[BEGIN]

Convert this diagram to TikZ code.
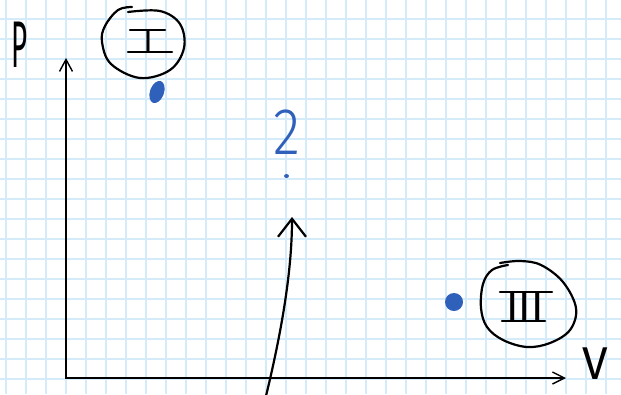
\documentclass[tikz,border=0pt]{standalone}
\usepackage{fontspec}
\usepackage{graphicx}
\newfontfamily\handfont{Fira Sans Light}
\newfontfamily\handbold{Fira Sans}
\usetikzlibrary{arrows.meta,shapes.geometric}
\definecolor{gridblue}{RGB}{212,235,250}
\definecolor{dotblue}{RGB}{47,96,186}
\begin{document}
\begin{tikzpicture}[x=1pt,y=-1pt,
  gridline/.style={gridblue,line width=1.3pt},
  axisline/.style={black,line width=1.4pt},
  ink/.style={black,line width=2.2pt,line cap=round,line join=round},
  hand/.style={inner sep=0pt,outer sep=0pt},
  blob/.style={ellipse,fill=dotblue,inner sep=0pt,draw=none}]
\useasboundingbox (0,0) rectangle (621,394);
\fill[white] (0,0) rectangle (621,394);
\foreach \i in {0,...,30} \draw[gridline] ({6+20*\i},0) -- ({6+20*\i},394);
\foreach \j in {0,...,19} \draw[gridline] (0,{-1+20*\j}) -- (621,{-1+20*\j});
% axes
\coordinate (O) at (66,378);
\coordinate (ytip) at (66,58);
\coordinate (xtip) at (566,378);
\draw[axisline,{Straight Barb[length=12pt,width=13pt]}-{Straight Barb[length=12pt,width=12pt]}] (ytip) -- (O) -- (xtip);
% axis labels
\node[hand,font=\handbold\fontsize{66}{66}\selectfont] (Plab) at (20,45) {\scalebox{0.42}[1]{P}};
\node[hand,font=\handbold\fontsize{46}{46}\selectfont] (Vlab) at (595,364) {V};
% state I
\node[hand,font=\handbold\fontsize{32}{32}\selectfont] (numI) at (148,41) {I};
\draw[ink] ([xshift=-18pt]numI.north) -- ([xshift=17pt]numI.north);
\draw[ink] ([xshift=-20pt]numI.south) -- ([xshift=24pt]numI.south);
\draw[ink] plot[smooth,tension=0.6] coordinates {(132,7) (118,10) (105,26) (102,42) (111,64) (140,78) (170,70) (184,48) (180,24) (160,11) (128,12)};
\node[blob,minimum width=14pt,minimum height=23pt,rotate=-20] (stateI) at (157,92) {};
% state 2
\node[hand,text=dotblue,font=\handfont\fontsize{66}{66}\selectfont] (lab2) at (287,132) {\scalebox{0.85}[1]{2}};
\node[blob,minimum width=5pt,minimum height=4pt] (state2) at (286.5,176) {};
% state III
\node[blob,minimum size=18pt] (stateIII) at (454,302) {};
\node[hand,font=\handbold\fontsize{42}{42}\selectfont] (numIII) at (525,306.5) {III};
\draw[ink] ([xshift=-25pt]numIII.north) -- ([xshift=27pt]numIII.north);
\draw[ink] ([xshift=-23pt]numIII.south) -- ([xshift=20pt]numIII.south);
\draw[ink] plot[smooth,tension=0.6] coordinates {(500,263) (520,261) (541,265) (563,282) (576,308) (570,330) (550,343) (527,347) (503,340) (487,327) (481,308) (483,284) (492,270) (508,265)};
% arrow
\coordinate (arrfrom) at (266,396);
\coordinate (arrto) at (292,217);
\draw[ink,-{Straight Barb[length=18pt,width=28pt]}] (arrfrom) .. controls (282,330) and (292,270) .. (arrto);
\end{tikzpicture}
\end{document}
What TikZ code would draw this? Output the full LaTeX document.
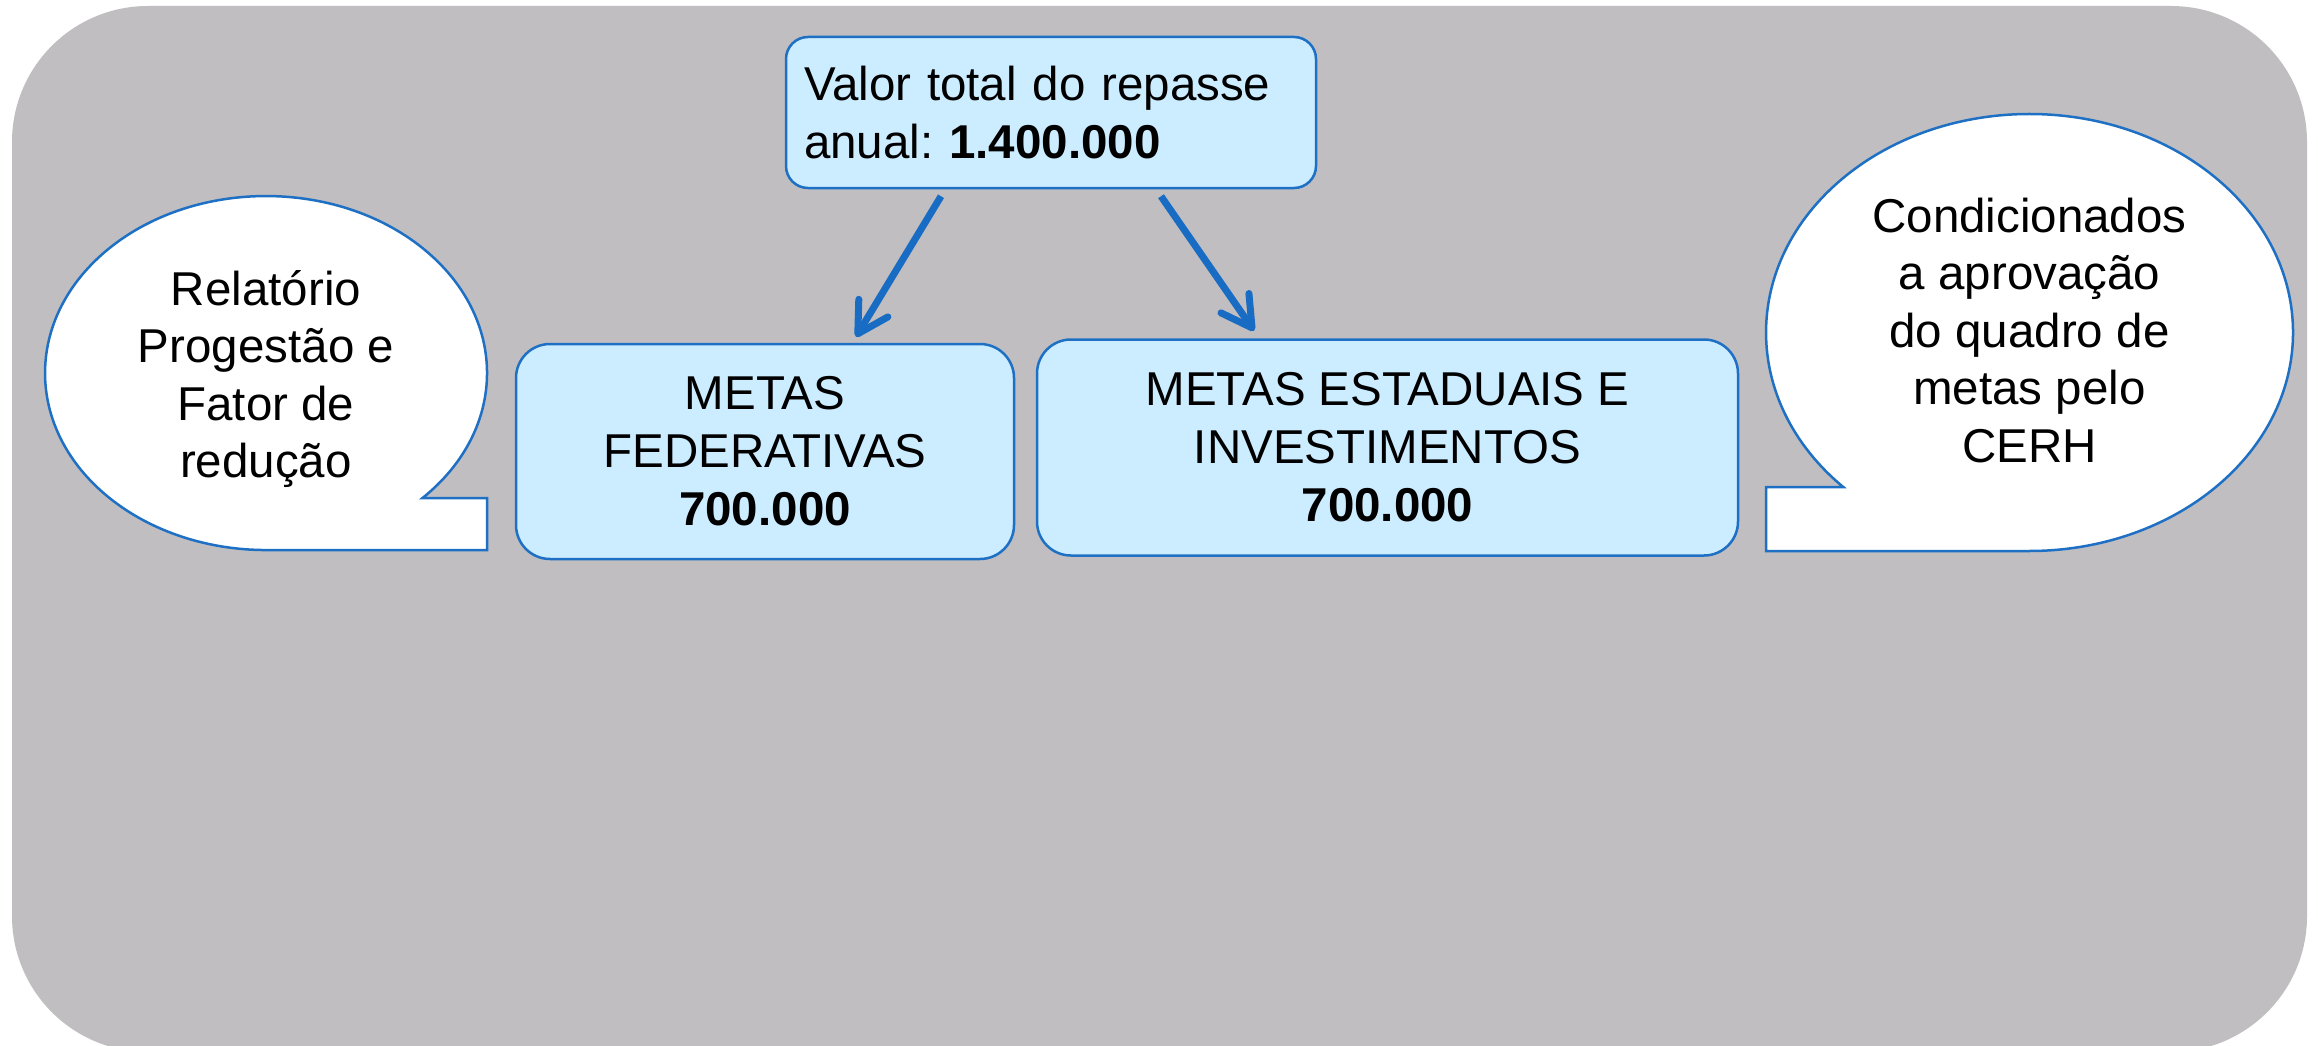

[END]

GOAL: Copy every record above exactly, leaving out any pictures.

RESULT OF THE EXERCISE:
Convert this diagram to TikZ code.
\documentclass[tikz,border=0pt]{standalone}
\usepackage{fontspec}
\usepackage{graphicx}
\newfontfamily\handfont{Fira Sans Light}
\newfontfamily\handbold{Fira Sans}
\usetikzlibrary{arrows.meta,shapes.geometric}
\definecolor{gridblue}{RGB}{212,235,250}
\definecolor{dotblue}{RGB}{47,96,186}
\begin{document}
\begin{tikzpicture}[x=1pt,y=-1pt,
  gridline/.style={gridblue,line width=1.3pt},
  axisline/.style={black,line width=1.4pt},
  ink/.style={black,line width=2.2pt,line cap=round,line join=round},
  hand/.style={inner sep=0pt,outer sep=0pt},
  blob/.style={ellipse,fill=dotblue,inner sep=0pt,draw=none}]
\useasboundingbox (0,0) rectangle (621,394);
\fill[white] (0,0) rectangle (621,394);
\foreach \i in {0,...,30} \draw[gridline] ({6+20*\i},0) -- ({6+20*\i},394);
\foreach \j in {0,...,19} \draw[gridline] (0,{-1+20*\j}) -- (621,{-1+20*\j});
% axes
\coordinate (O) at (66,378);
\coordinate (ytip) at (66,58);
\coordinate (xtip) at (566,378);
\draw[axisline,{Straight Barb[length=12pt,width=13pt]}-{Straight Barb[length=12pt,width=12pt]}] (ytip) -- (O) -- (xtip);
% axis labels
\node[hand,font=\handbold\fontsize{66}{66}\selectfont] (Plab) at (20,45) {\scalebox{0.42}[1]{P}};
\node[hand,font=\handbold\fontsize{46}{46}\selectfont] (Vlab) at (595,364) {V};
% state I
\node[hand,font=\handbold\fontsize{32}{32}\selectfont] (numI) at (148,41) {I};
\draw[ink] ([xshift=-18pt]numI.north) -- ([xshift=17pt]numI.north);
\draw[ink] ([xshift=-20pt]numI.south) -- ([xshift=24pt]numI.south);
\draw[ink] plot[smooth,tension=0.6] coordinates {(132,7) (118,10) (105,26) (102,42) (111,64) (140,78) (170,70) (184,48) (180,24) (160,11) (128,12)};
\node[blob,minimum width=14pt,minimum height=23pt,rotate=-20] (stateI) at (157,92) {};
% state 2
\node[hand,text=dotblue,font=\handfont\fontsize{66}{66}\selectfont] (lab2) at (287,132) {\scalebox{0.85}[1]{2}};
\node[blob,minimum width=5pt,minimum height=4pt] (state2) at (286.5,176) {};
% state III
\node[blob,minimum size=18pt] (stateIII) at (454,302) {};
\node[hand,font=\handbold\fontsize{42}{42}\selectfont] (numIII) at (525,306.5) {III};
\draw[ink] ([xshift=-25pt]numIII.north) -- ([xshift=27pt]numIII.north);
\draw[ink] ([xshift=-23pt]numIII.south) -- ([xshift=20pt]numIII.south);
\draw[ink] plot[smooth,tension=0.6] coordinates {(500,263) (520,261) (541,265) (563,282) (576,308) (570,330) (550,343) (527,347) (503,340) (487,327) (481,308) (483,284) (492,270) (508,265)};
% arrow
\coordinate (arrfrom) at (266,396);
\coordinate (arrto) at (292,217);
\draw[ink,-{Straight Barb[length=18pt,width=28pt]}] (arrfrom) .. controls (282,330) and (292,270) .. (arrto);
\end{tikzpicture}
\end{document}
What TikZ code would draw this? Output the full LaTeX document.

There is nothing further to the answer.